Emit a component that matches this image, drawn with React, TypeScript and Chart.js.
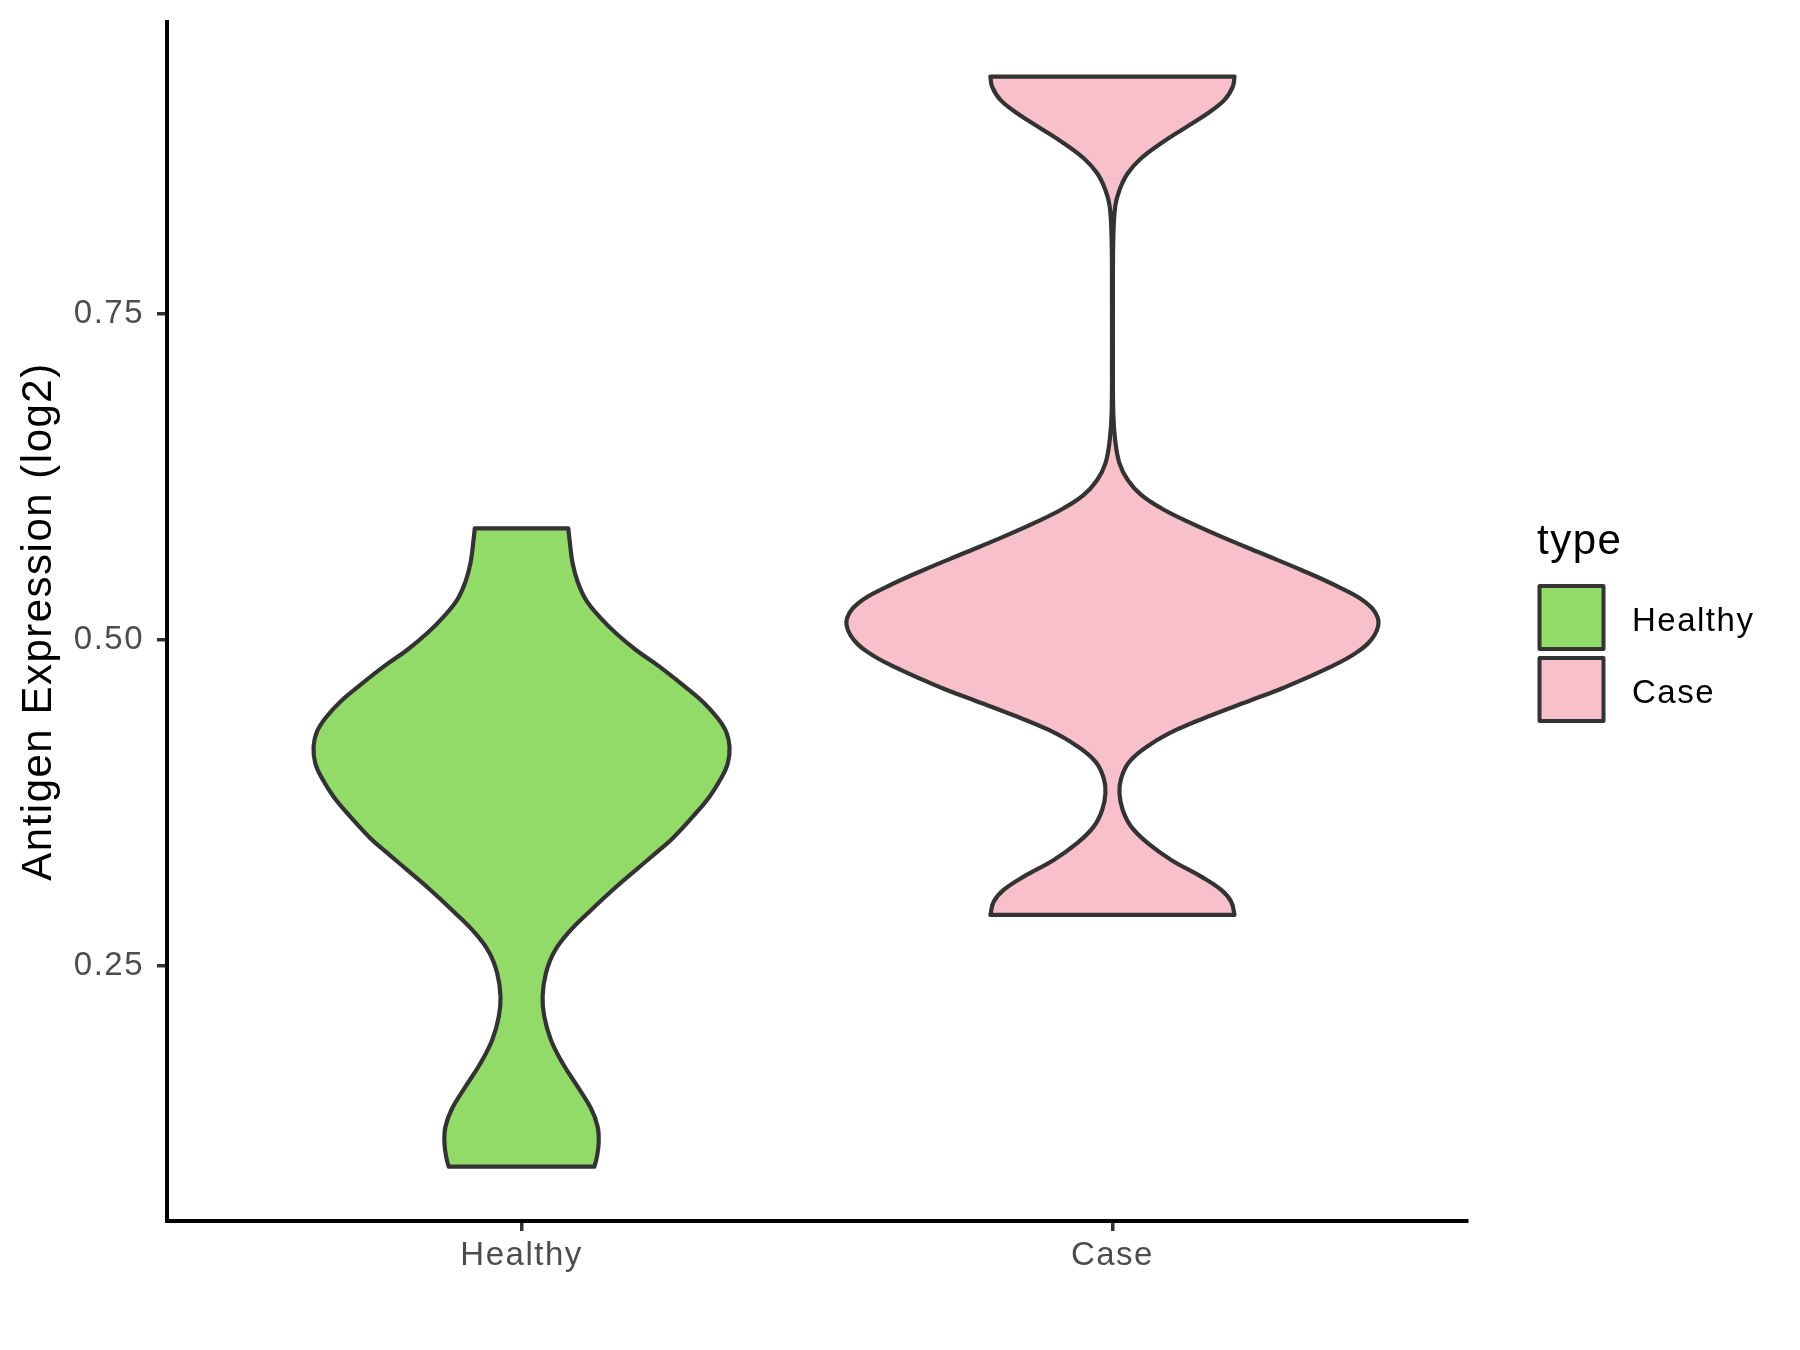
import React, { useEffect, useRef } from "react";
import { Chart, registerables } from "chart.js";

Chart.register(...registerables);

// ---- data ----
const categories = ["Healthy", "Case"];
const categoryPositions = [1, 2];
const legendTitle = "type";
const yAxisTitle = "Antigen Expression (log2)";
const yTickValues = [0.25, 0.5, 0.75];
const yTickLabels = ["0.25", "0.50", "0.75"];

// violin outlines: expression level (top -> bottom) and half width (x units)
const healthyY = [
  0.5857, 0.5742, 0.5589, 0.5447, 0.5307, 0.5179, 0.5051, 0.4923, 0.4795, 0.4655,
  0.4526, 0.4399, 0.4296, 0.4181, 0.4054, 0.3938, 0.3797, 0.3644, 0.3478, 0.3388,
  0.3235, 0.3081, 0.2914, 0.2761, 0.2607, 0.2442, 0.2262, 0.2108, 0.193, 0.1751,
  0.1571, 0.1405, 0.1264, 0.1137, 0.1022, 0.0957,
];
const healthyHalfWidth = [
  0.0791, 0.0819, 0.0864, 0.0949, 0.109, 0.1317, 0.1598, 0.1937, 0.2334, 0.2728,
  0.3067, 0.3321, 0.3462, 0.352, 0.3491, 0.3377, 0.3181, 0.2898, 0.2559, 0.2334,
  0.1937, 0.1542, 0.1147, 0.0808, 0.0554, 0.0412, 0.0356, 0.0385, 0.0497, 0.0695,
  0.0949, 0.1174, 0.1288, 0.1305, 0.1271, 0.1232,
];
const caseY = [
  0.9324, 0.9247, 0.9145, 0.9043, 0.8928, 0.8813, 0.8697, 0.8582, 0.8454, 0.8326,
  0.807, 0.761, 0.7149, 0.674, 0.6535, 0.6356, 0.6228, 0.6113, 0.6011, 0.5908,
  0.5793, 0.5665, 0.5537, 0.5409, 0.5294, 0.5167, 0.5038, 0.491, 0.4783, 0.4629,
  0.4539, 0.4424, 0.4309, 0.4194, 0.4066, 0.3938, 0.3823, 0.3695, 0.3567, 0.344,
  0.3311, 0.3183, 0.3081, 0.2991, 0.2889,
];
const caseHalfWidth = [
  0.2066, 0.2037, 0.1896, 0.1614, 0.1219, 0.0825, 0.0486, 0.0259, 0.0119, 0.0046,
  0.0014, 0.0008, 0.0008, 0.0014, 0.0046, 0.0119, 0.0259, 0.0486, 0.0825, 0.1275,
  0.1841, 0.2518, 0.3195, 0.3815, 0.4267, 0.4492, 0.4436, 0.4153, 0.3645, 0.2875,
  0.2353, 0.1686, 0.1077, 0.0628, 0.0288, 0.0147, 0.0119, 0.0174, 0.0317, 0.0598,
  0.0994, 0.1502, 0.1841, 0.201, 0.2066,
];

const violinYs = [healthyY, caseY];
const violinHalfWidths = [healthyHalfWidth, caseHalfWidth];

// ---- styles ----
const fillColors = ["#93DB69", "#F7C0CB"];
const outlineColor = "#333333";
const FONT = '"Liberation Sans", Arial, Helvetica, sans-serif';
const LETTER_SPACING = "1.5px";
const TICK_SIZE = 33;
const TITLE_SIZE = 42;

function violinPoints(center: number, ys: number[], hws: number[]) {
  const left = ys.map((y, i) => ({ x: center - hws[i], y }));
  const right = ys.map((y, i) => ({ x: center + hws[i], y })).reverse();
  const n = left.length;
  // corners repeated so the flat top/bottom edges stay straight
  return [left[0], ...left, left[n - 1], right[0], ...right, right[n - 1], left[0]];
}

const spacingPlugin = {
  id: "letterSpacing",
  beforeUpdate(chart: any) {
    (chart.ctx as any).letterSpacing = LETTER_SPACING;
  },
  beforeDraw(chart: any) {
    (chart.ctx as any).letterSpacing = LETTER_SPACING;
  },
};

const legendPlugin = {
  id: "ggLegend",
  afterDraw(chart: any) {
    const ctx = chart.ctx;
    ctx.save();
    (ctx as any).letterSpacing = LETTER_SPACING;
    ctx.textAlign = "left";
    ctx.textBaseline = "alphabetic";
    ctx.fillStyle = "#000000";
    ctx.font = `${TITLE_SIZE}px ${FONT}`;
    ctx.fillText(legendTitle, 1537, 554);
    categories.forEach((name, k) => {
      const top = 586 + k * 72;
      ctx.fillStyle = fillColors[k];
      ctx.fillRect(1539.5, top, 64, 63);
      ctx.lineWidth = 4;
      ctx.lineJoin = "round";
      ctx.strokeStyle = outlineColor;
      ctx.strokeRect(1539.5, top, 64, 63);
      ctx.fillStyle = "#000000";
      ctx.font = `${TICK_SIZE}px ${FONT}`;
      ctx.fillText(name, 1632, top + 45);
    });
    ctx.restore();
  },
};

export default function App() {
  const canvasRef = useRef<HTMLCanvasElement | null>(null);

  useEffect(() => {
    const canvas = canvasRef.current;
    if (!canvas) return;
    const chart = new Chart(canvas, {
      type: "line",
      data: {
        datasets: categories.map((name, k) => ({
          label: name,
          data: violinPoints(categoryPositions[k], violinYs[k], violinHalfWidths[k]),
          backgroundColor: fillColors[k],
          borderColor: outlineColor,
          borderWidth: 4.2,
          borderJoinStyle: "round",
          borderCapStyle: "round",
          fill: "shape",
          tension: 0.4,
          pointRadius: 0,
          pointHoverRadius: 0,
        })),
      },
      options: {
        animation: false,
        responsive: false,
        devicePixelRatio: 1,
        events: [],
        layout: { padding: { left: 0, right: 1800 - 1467, top: 22, bottom: 0 } },
        plugins: {
          legend: { display: false },
          tooltip: { enabled: false },
        },
        scales: {
          x: {
            type: "linear",
            min: 0.4,
            max: 2.6,
            afterBuildTicks: (s: any) => {
              s.ticks = categoryPositions.map((v) => ({ value: v }));
            },
            afterFit: (s: any) => {
              s.height = 1350 - 1221;
              s.paddingLeft = 0;
              s.paddingRight = 0;
            },
            ticks: {
              callback: (_v: any, i: number) => categories[i],
              color: "#4D4D4D",
              font: { family: FONT, size: TICK_SIZE },
              padding: 5.5,
              autoSkip: false,
              maxRotation: 0,
            },
            grid: {
              display: true,
              drawOnChartArea: false,
              drawTicks: true,
              tickLength: 10,
              color: "#333333",
              lineWidth: 3.5,
            },
            border: { display: true, color: "#000000", width: 4 },
          },
          y: {
            type: "linear",
            min: 0.054,
            max: 0.9743,
            afterBuildTicks: (s: any) => {
              s.ticks = yTickValues.map((v) => ({ value: v }));
            },
            afterFit: (s: any) => {
              s.width = 167;
              s.paddingTop = 0;
              s.paddingBottom = 0;
            },
            ticks: {
              callback: (_v: any, i: number) => yTickLabels[i],
              color: "#4D4D4D",
              font: { family: FONT, size: TICK_SIZE },
              padding: 13,
              autoSkip: false,
            },
            grid: {
              display: true,
              drawOnChartArea: false,
              drawTicks: true,
              tickLength: 10,
              color: "#333333",
              lineWidth: 3.5,
            },
            border: { display: true, color: "#000000", width: 4 },
            title: {
              display: true,
              text: yAxisTitle,
              color: "#000000",
              font: { family: FONT, size: TITLE_SIZE },
              padding: { top: 14, bottom: 0 },
            },
          },
        },
      },
      plugins: [spacingPlugin, legendPlugin],
    } as any);
    return () => chart.destroy();
  }, []);

  return (
    <div style={{ position: "absolute", left: 0, top: 0, width: 1800, height: 1350, background: "#ffffff" }}>
      <canvas ref={canvasRef} width={1800} height={1350} style={{ width: 1800, height: 1350, display: "block" }} />
    </div>
  );
}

· · · · · · ·

## Instructions to follow
Restate the data above exactly, stripping out each image.

## Complete response
Emit a component that matches this image, drawn with React, TypeScript and Chart.js.
import React, { useEffect, useRef } from "react";
import { Chart, registerables } from "chart.js";

Chart.register(...registerables);

// ---- data ----
const categories = ["Healthy", "Case"];
const categoryPositions = [1, 2];
const legendTitle = "type";
const yAxisTitle = "Antigen Expression (log2)";
const yTickValues = [0.25, 0.5, 0.75];
const yTickLabels = ["0.25", "0.50", "0.75"];

// violin outlines: expression level (top -> bottom) and half width (x units)
const healthyY = [
  0.5857, 0.5742, 0.5589, 0.5447, 0.5307, 0.5179, 0.5051, 0.4923, 0.4795, 0.4655,
  0.4526, 0.4399, 0.4296, 0.4181, 0.4054, 0.3938, 0.3797, 0.3644, 0.3478, 0.3388,
  0.3235, 0.3081, 0.2914, 0.2761, 0.2607, 0.2442, 0.2262, 0.2108, 0.193, 0.1751,
  0.1571, 0.1405, 0.1264, 0.1137, 0.1022, 0.0957,
];
const healthyHalfWidth = [
  0.0791, 0.0819, 0.0864, 0.0949, 0.109, 0.1317, 0.1598, 0.1937, 0.2334, 0.2728,
  0.3067, 0.3321, 0.3462, 0.352, 0.3491, 0.3377, 0.3181, 0.2898, 0.2559, 0.2334,
  0.1937, 0.1542, 0.1147, 0.0808, 0.0554, 0.0412, 0.0356, 0.0385, 0.0497, 0.0695,
  0.0949, 0.1174, 0.1288, 0.1305, 0.1271, 0.1232,
];
const caseY = [
  0.9324, 0.9247, 0.9145, 0.9043, 0.8928, 0.8813, 0.8697, 0.8582, 0.8454, 0.8326,
  0.807, 0.761, 0.7149, 0.674, 0.6535, 0.6356, 0.6228, 0.6113, 0.6011, 0.5908,
  0.5793, 0.5665, 0.5537, 0.5409, 0.5294, 0.5167, 0.5038, 0.491, 0.4783, 0.4629,
  0.4539, 0.4424, 0.4309, 0.4194, 0.4066, 0.3938, 0.3823, 0.3695, 0.3567, 0.344,
  0.3311, 0.3183, 0.3081, 0.2991, 0.2889,
];
const caseHalfWidth = [
  0.2066, 0.2037, 0.1896, 0.1614, 0.1219, 0.0825, 0.0486, 0.0259, 0.0119, 0.0046,
  0.0014, 0.0008, 0.0008, 0.0014, 0.0046, 0.0119, 0.0259, 0.0486, 0.0825, 0.1275,
  0.1841, 0.2518, 0.3195, 0.3815, 0.4267, 0.4492, 0.4436, 0.4153, 0.3645, 0.2875,
  0.2353, 0.1686, 0.1077, 0.0628, 0.0288, 0.0147, 0.0119, 0.0174, 0.0317, 0.0598,
  0.0994, 0.1502, 0.1841, 0.201, 0.2066,
];

const violinYs = [healthyY, caseY];
const violinHalfWidths = [healthyHalfWidth, caseHalfWidth];

// ---- styles ----
const fillColors = ["#93DB69", "#F7C0CB"];
const outlineColor = "#333333";
const FONT = '"Liberation Sans", Arial, Helvetica, sans-serif';
const LETTER_SPACING = "1.5px";
const TICK_SIZE = 33;
const TITLE_SIZE = 42;

function violinPoints(center: number, ys: number[], hws: number[]) {
  const left = ys.map((y, i) => ({ x: center - hws[i], y }));
  const right = ys.map((y, i) => ({ x: center + hws[i], y })).reverse();
  const n = left.length;
  // corners repeated so the flat top/bottom edges stay straight
  return [left[0], ...left, left[n - 1], right[0], ...right, right[n - 1], left[0]];
}

const spacingPlugin = {
  id: "letterSpacing",
  beforeUpdate(chart: any) {
    (chart.ctx as any).letterSpacing = LETTER_SPACING;
  },
  beforeDraw(chart: any) {
    (chart.ctx as any).letterSpacing = LETTER_SPACING;
  },
};

const legendPlugin = {
  id: "ggLegend",
  afterDraw(chart: any) {
    const ctx = chart.ctx;
    ctx.save();
    (ctx as any).letterSpacing = LETTER_SPACING;
    ctx.textAlign = "left";
    ctx.textBaseline = "alphabetic";
    ctx.fillStyle = "#000000";
    ctx.font = `${TITLE_SIZE}px ${FONT}`;
    ctx.fillText(legendTitle, 1537, 554);
    categories.forEach((name, k) => {
      const top = 586 + k * 72;
      ctx.fillStyle = fillColors[k];
      ctx.fillRect(1539.5, top, 64, 63);
      ctx.lineWidth = 4;
      ctx.lineJoin = "round";
      ctx.strokeStyle = outlineColor;
      ctx.strokeRect(1539.5, top, 64, 63);
      ctx.fillStyle = "#000000";
      ctx.font = `${TICK_SIZE}px ${FONT}`;
      ctx.fillText(name, 1632, top + 45);
    });
    ctx.restore();
  },
};

export default function App() {
  const canvasRef = useRef<HTMLCanvasElement | null>(null);

  useEffect(() => {
    const canvas = canvasRef.current;
    if (!canvas) return;
    const chart = new Chart(canvas, {
      type: "line",
      data: {
        datasets: categories.map((name, k) => ({
          label: name,
          data: violinPoints(categoryPositions[k], violinYs[k], violinHalfWidths[k]),
          backgroundColor: fillColors[k],
          borderColor: outlineColor,
          borderWidth: 4.2,
          borderJoinStyle: "round",
          borderCapStyle: "round",
          fill: "shape",
          tension: 0.4,
          pointRadius: 0,
          pointHoverRadius: 0,
        })),
      },
      options: {
        animation: false,
        responsive: false,
        devicePixelRatio: 1,
        events: [],
        layout: { padding: { left: 0, right: 1800 - 1467, top: 22, bottom: 0 } },
        plugins: {
          legend: { display: false },
          tooltip: { enabled: false },
        },
        scales: {
          x: {
            type: "linear",
            min: 0.4,
            max: 2.6,
            afterBuildTicks: (s: any) => {
              s.ticks = categoryPositions.map((v) => ({ value: v }));
            },
            afterFit: (s: any) => {
              s.height = 1350 - 1221;
              s.paddingLeft = 0;
              s.paddingRight = 0;
            },
            ticks: {
              callback: (_v: any, i: number) => categories[i],
              color: "#4D4D4D",
              font: { family: FONT, size: TICK_SIZE },
              padding: 5.5,
              autoSkip: false,
              maxRotation: 0,
            },
            grid: {
              display: true,
              drawOnChartArea: false,
              drawTicks: true,
              tickLength: 10,
              color: "#333333",
              lineWidth: 3.5,
            },
            border: { display: true, color: "#000000", width: 4 },
          },
          y: {
            type: "linear",
            min: 0.054,
            max: 0.9743,
            afterBuildTicks: (s: any) => {
              s.ticks = yTickValues.map((v) => ({ value: v }));
            },
            afterFit: (s: any) => {
              s.width = 167;
              s.paddingTop = 0;
              s.paddingBottom = 0;
            },
            ticks: {
              callback: (_v: any, i: number) => yTickLabels[i],
              color: "#4D4D4D",
              font: { family: FONT, size: TICK_SIZE },
              padding: 13,
              autoSkip: false,
            },
            grid: {
              display: true,
              drawOnChartArea: false,
              drawTicks: true,
              tickLength: 10,
              color: "#333333",
              lineWidth: 3.5,
            },
            border: { display: true, color: "#000000", width: 4 },
            title: {
              display: true,
              text: yAxisTitle,
              color: "#000000",
              font: { family: FONT, size: TITLE_SIZE },
              padding: { top: 14, bottom: 0 },
            },
          },
        },
      },
      plugins: [spacingPlugin, legendPlugin],
    } as any);
    return () => chart.destroy();
  }, []);

  return (
    <div style={{ position: "absolute", left: 0, top: 0, width: 1800, height: 1350, background: "#ffffff" }}>
      <canvas ref={canvasRef} width={1800} height={1350} style={{ width: 1800, height: 1350, display: "block" }} />
    </div>
  );
}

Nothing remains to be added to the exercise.